Marriage license requirements change. Confirm the current requirements with the Clerk of the Circuit Court before applying.
Local Tips Couples Wish They Knew

One thing Tallahassee locals know that visiting couples often miss is how aggressively the weather can shift in spring and fall, the two most popular wedding seasons. A beautiful October morning can be followed by a fast-moving storm by 4 p.m. The local wedding planning community almost universally recommends booking a venue with a solid interior backup space even if you plan an outdoor ceremony, and not relying solely on a tent, because the wind can accompany those storms. Also worth noting: the canopy roads that make Tallahassee so visually distinctive, Miccosukee Road, Centerville Road, Old St. Augustine Road, are occasionally closed for maintenance or used for organized cycling events on weekends, so if your venue is accessed via one of these roads, confirm access in the week before your wedding and have an alternate route mapped.

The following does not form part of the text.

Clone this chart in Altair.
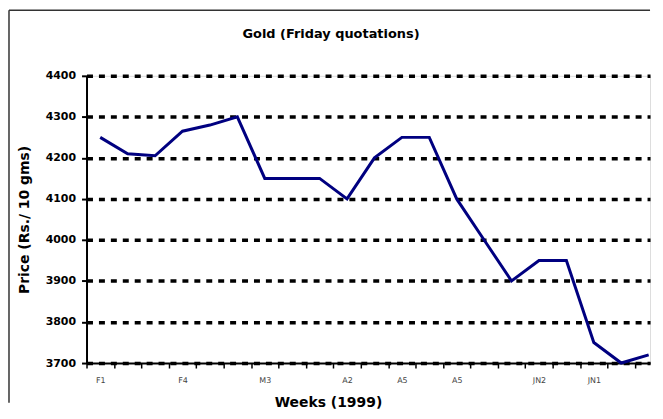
import altair as alt
import pandas as pd

# ---- data ----
week_labels = ["F1", "", "", "F4", "", "", "M3", "", "", "A2", "", "A5",
               "", "A5", "", "", "JN2", "", "JN1", "", ""]
prices = [4250, 4210, 4205, 4265, 4280, 4300, 4150, 4150, 4150, 4100, 4200,
          4250, 4250, 4100, 4000, 3900, 3950, 3950, 3750, 3700, 3720]
y_ticks = [3700, 3800, 3900, 4000, 4100, 4200, 4300, 4400]
chart_title = "Gold (Friday quotations)"

df = pd.DataFrame({
    "week": [i + 0.5 for i in range(len(prices))],
    "price": prices,
    "label": week_labels,
})

W, H = 567, 289
FONT = "DejaVu Sans"

label_js = "[" + ",".join(f"'{l}'" for l in week_labels) + "]"
x_vals = [i / 2 for i in range(0, 2 * len(prices))]

x_axis = alt.Axis(
    values=x_vals,
    labelExpr=f"datum.value % 1 == 0 ? '' : {label_js}[floor(datum.value)]",
    tickOpacity={"condition": {"test": "datum.value % 1 == 0", "value": 1}, "value": 0},
    labelOverlap=False,
    labelFlush=False,
    labelBound=False,
    grid=False,
    domainColor="black",
    domainWidth=2,
    tickColor="black",
    tickWidth=1.5,
    tickSize=5,
    labelFont=FONT,
    labelFontSize=8,
    labelColor="#444",
    labelPadding=9,
    title="Weeks (1999)",
    titleFont=FONT,
    titleFontSize=14,
    titleFontWeight="bold",
    titleColor="black",
    titlePadding=11,
    titleX=243,
)

y_axis = alt.Axis(
    values=y_ticks,
    format="d",
    grid=True,
    gridColor="black",
    gridDash=[6, 6],
    gridWidth=3.5,
    domainColor="black",
    domainWidth=2,
    tickColor="black",
    tickWidth=2,
    tickSize=5,
    labelFont=FONT,
    labelFontSize=11,
    labelFontWeight="bold",
    labelColor="black",
    labelPadding=6,
    title="Price (Rs./ 10 gms)",
    titleFont=FONT,
    titleFontSize=14,
    titleFontWeight="bold",
    titleColor="black",
    titlePadding=14,
)

line = alt.Chart(df).mark_line(color="#000080", strokeWidth=3).encode(
    x=alt.X("week:Q", scale=alt.Scale(domain=[0, 20.55], nice=False, zero=False), axis=x_axis),
    y=alt.Y("price:Q", scale=alt.Scale(domain=[3700, 4400], nice=False, zero=False), axis=y_axis),
)

frame_df = pd.DataFrame({"k": [0]})
left_rule = alt.Chart(frame_df).mark_rule(color="#333", strokeWidth=1.5).encode(
    x=alt.value(-78), y=alt.value(-66), y2=alt.value(H + 40)
)
top_rule = alt.Chart(frame_df).mark_rule(color="#333", strokeWidth=1.5).encode(
    x=alt.value(-78), x2=alt.value(W), y=alt.value(-66)
)
title_text = alt.Chart(pd.DataFrame({"t": [chart_title]})).mark_text(
    font=FONT, fontSize=13, fontWeight="bold", color="black",
    align="center", baseline="middle",
).encode(x=alt.value(246), y=alt.value(-42), text="t:N")

chart = alt.layer(line, left_rule, top_rule, title_text).properties(
    width=W,
    height=H,
    padding={"left": 0, "top": 0, "right": 0, "bottom": 0},
).configure_view(stroke=None).configure(background="white")

chart.save("out.html", embed_options={"renderer": "svg", "actions": False})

The vendor community here is notably collaborative, which benefits couples. Many local photographers, planners, and florists have worked together repeatedly and will refer you honestly if someone is not available rather than leaving you without guidance. Ask any vendor you meet with for two or three referrals and you will quickly get a sense of who works well together. One logistics detail that surprises many couples: Tallahassee has limited rideshare capacity compared to larger cities, especially on FSU football Saturdays, which draw enormous crowds downtown. If your wedding falls anywhere near a home game date, build a shuttle plan into your budget for guests moving between a hotel block and your venue, because relying on Uber availability that night is genuinely risky.